TuftonLodgeThe house is built from two leaves of rough stone infilled with rubble – the existence of a small limestone quarry a hundred metres or so above the house suggests that materials were mostly found nearby. The red sandstone window surrounds will have been brought from near Appleby, where there is an outcrop. The house has, as far as we know, always been painted white and, when the sun shines on it, it can be seen from as far away as the Lake District fells. Its prominence may have been designed to deter would-be poachers. Water came from a well not far from the house (replaced in the 20th century by a spring supply from a mile or more away and then by a borehole, 115 metres deep, which we installed around 15 years ago).

The Barons Hothfield may have sold a lot of their land but, by and large, they retained the shooting rights – a canny move as these have become progressively more valuable. The moorland immediately above Tufton Lodge has been turned into a conifer plantation but there are still shooting rights within the forest. The fellside opposite, above the farmstead of Stowgill, is now owned by a shooting syndicate, who have taken over the rights for the fell and in the plantation.

Shooting estates have always created new paths and tracks to take people to the lines of butts towards which the beaters drive the birds. In the past couple of years we have watched as the estate opposite has created a great loop of hard gravel track, to a shooting hut and beyond nearly to the top of Nine Standards Rigg. Once the season starts processions of black Range Rovers can be seen making their way up the track, shortly followed by the retorts of guns.

In some ways it is apt that we have ended up living in an old gamekeeper’s cottage. My great-grandfather, James Stewart, was a gamekeeper on a large shooting estate in Dunkeld, Scotland, where he was born. James came from a line of tenant farmers; he was conscious of his status in the community and obstinate in a way that some would say has come down through his genes. When his second youngest daughter, Barbara, fell in love with a mere ploughman’s son, he decided the match was beneath her. She was given an ultimatum; give the young man up or he would disown her. She plumped for her lover and my great-grandfather was true to his word. In doing so he split his offspring down the middle, the eldest sons siding with him and his daughters and the youngest two sons with her. My grandfather, William Roy Stewart, fell into the latter camp.

Disgusted with his father William Roy joined a bank in Perth and then emigrated to India. He did quite well for himself and eventually became a manager, though cutting short his education placed a glass ceiling on elevation to the highest ranks in the bank. It’s said that he and another brother, who had emigrated to Canada, supported Barbara and her husband as best they could. It was in India that my grandfather met his future wife, the daughter of a Welsh merchant, who was in Bombay for a visit by the then Queen of England.

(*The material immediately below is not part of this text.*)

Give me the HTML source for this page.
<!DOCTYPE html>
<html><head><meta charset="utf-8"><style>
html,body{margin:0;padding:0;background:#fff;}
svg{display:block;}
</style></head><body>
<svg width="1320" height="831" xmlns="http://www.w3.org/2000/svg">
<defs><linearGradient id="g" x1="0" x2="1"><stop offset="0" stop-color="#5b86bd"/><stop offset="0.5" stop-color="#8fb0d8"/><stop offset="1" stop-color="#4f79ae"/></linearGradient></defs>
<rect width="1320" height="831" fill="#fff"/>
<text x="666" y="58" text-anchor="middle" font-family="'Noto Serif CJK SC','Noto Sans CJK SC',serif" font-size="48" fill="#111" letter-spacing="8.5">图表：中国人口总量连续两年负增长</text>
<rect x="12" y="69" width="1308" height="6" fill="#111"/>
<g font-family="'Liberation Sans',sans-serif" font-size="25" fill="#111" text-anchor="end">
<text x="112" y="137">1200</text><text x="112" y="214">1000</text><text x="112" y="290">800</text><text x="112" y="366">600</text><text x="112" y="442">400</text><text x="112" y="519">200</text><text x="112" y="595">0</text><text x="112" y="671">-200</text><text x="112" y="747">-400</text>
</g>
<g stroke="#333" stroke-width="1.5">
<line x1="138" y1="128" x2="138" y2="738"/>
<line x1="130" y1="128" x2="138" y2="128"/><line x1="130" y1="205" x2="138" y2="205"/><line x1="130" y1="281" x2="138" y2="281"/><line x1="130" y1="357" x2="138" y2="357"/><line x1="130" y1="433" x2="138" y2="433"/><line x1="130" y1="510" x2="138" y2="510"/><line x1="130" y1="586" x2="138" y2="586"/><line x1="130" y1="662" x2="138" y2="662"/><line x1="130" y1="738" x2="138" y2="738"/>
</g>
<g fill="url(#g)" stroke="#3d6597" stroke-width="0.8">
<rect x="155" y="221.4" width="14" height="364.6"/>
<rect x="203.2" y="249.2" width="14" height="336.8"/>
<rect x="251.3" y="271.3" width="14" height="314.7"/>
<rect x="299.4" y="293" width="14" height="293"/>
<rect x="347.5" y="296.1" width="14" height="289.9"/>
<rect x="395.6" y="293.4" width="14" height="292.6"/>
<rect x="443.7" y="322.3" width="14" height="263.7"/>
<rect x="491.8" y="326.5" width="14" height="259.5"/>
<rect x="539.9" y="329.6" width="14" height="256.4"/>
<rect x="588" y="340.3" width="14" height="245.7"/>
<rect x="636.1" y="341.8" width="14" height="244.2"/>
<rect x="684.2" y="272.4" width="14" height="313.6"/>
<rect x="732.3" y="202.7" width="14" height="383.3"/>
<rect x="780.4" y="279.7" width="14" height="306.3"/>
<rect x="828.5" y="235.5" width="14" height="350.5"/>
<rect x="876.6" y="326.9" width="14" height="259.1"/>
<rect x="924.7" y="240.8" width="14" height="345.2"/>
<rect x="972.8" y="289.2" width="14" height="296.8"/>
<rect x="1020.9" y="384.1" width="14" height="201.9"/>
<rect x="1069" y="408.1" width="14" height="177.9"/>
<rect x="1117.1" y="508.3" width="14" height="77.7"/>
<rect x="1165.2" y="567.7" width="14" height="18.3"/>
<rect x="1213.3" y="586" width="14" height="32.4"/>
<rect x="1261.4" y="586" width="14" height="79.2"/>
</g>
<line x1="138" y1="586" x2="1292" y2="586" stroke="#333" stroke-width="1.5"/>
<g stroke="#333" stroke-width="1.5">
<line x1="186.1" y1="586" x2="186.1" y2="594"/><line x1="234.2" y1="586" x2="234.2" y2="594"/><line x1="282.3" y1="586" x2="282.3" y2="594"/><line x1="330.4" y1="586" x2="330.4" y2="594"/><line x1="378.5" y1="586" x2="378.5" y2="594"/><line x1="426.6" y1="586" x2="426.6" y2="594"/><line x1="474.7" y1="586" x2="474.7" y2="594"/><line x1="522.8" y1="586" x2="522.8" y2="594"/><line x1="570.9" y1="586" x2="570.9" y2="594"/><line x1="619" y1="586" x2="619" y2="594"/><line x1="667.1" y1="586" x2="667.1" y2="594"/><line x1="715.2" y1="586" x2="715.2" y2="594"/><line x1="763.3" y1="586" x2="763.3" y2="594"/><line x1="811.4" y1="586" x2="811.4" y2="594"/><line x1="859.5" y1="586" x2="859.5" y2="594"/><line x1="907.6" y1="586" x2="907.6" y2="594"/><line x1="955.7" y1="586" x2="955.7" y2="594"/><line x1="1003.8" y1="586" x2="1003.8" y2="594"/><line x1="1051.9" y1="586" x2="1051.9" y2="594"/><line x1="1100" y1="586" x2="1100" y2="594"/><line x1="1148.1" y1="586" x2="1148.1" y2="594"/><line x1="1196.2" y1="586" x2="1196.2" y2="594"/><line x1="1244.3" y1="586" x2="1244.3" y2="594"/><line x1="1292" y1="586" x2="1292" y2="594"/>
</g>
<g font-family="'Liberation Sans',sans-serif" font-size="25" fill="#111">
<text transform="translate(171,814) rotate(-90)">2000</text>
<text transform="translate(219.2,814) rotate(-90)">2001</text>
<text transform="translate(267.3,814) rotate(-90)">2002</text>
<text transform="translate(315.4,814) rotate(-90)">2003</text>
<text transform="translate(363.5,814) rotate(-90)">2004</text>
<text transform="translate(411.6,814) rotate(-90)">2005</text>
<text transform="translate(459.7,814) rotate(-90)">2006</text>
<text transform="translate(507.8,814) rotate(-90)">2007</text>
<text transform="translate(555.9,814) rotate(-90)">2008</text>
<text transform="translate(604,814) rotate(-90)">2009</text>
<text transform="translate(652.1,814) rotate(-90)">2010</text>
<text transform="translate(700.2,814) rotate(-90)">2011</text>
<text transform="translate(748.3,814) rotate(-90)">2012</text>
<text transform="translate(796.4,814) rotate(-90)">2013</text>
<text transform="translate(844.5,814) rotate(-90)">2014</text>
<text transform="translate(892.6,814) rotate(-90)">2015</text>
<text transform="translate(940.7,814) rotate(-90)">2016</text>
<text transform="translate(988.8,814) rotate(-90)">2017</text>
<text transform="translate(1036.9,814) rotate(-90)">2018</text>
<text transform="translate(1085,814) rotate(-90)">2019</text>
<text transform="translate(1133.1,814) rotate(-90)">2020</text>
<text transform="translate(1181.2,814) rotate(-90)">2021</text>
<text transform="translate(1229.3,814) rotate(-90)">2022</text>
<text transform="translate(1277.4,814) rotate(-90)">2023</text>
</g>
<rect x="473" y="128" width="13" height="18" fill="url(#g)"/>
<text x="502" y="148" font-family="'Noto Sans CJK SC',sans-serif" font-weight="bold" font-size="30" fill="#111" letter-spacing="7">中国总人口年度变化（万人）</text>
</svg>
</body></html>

As for my great-grandfather, when old age meant that had to give up his tenure as gamekeeper, he was taken in by the daughter he had disowned. She and her husband found room in their house for her aging and presumably contrite parent. The story goes that he was grateful enough to pass to them most of his possessions, an act which apparently sparked off another family feud. For my grandfather the whole episode was so shameful he refused to talk about his upbringing in Scotland at all, although from tales of his time in India he was clearly a good shot and an excellent fly-fisherman, skills no doubt learned as a teenager on the River Tay and in the surrounding hills.

Such stories do seem to come from another time, when the British Empire was a place to go and make your fortune, as many Scotsmen did. But the pastimes of hunting, shooting and fishing continue to be popular with the upper classes, or those who would like to be. There is money in the game. The activities associated with grouse moors, particularly those of ‘predator control’, are highly contentious. Birds other than those being bred to be shot, such as curlews, lapwing and oyster catchers, do thrive in our valley, thanks to the systematic control of predator species, but our raptors are confined to buzzards, kestrels and the occasional red kite and peregrine falcon. We have never seen a hen harrier and they are rare over the border in North Yorkshire too.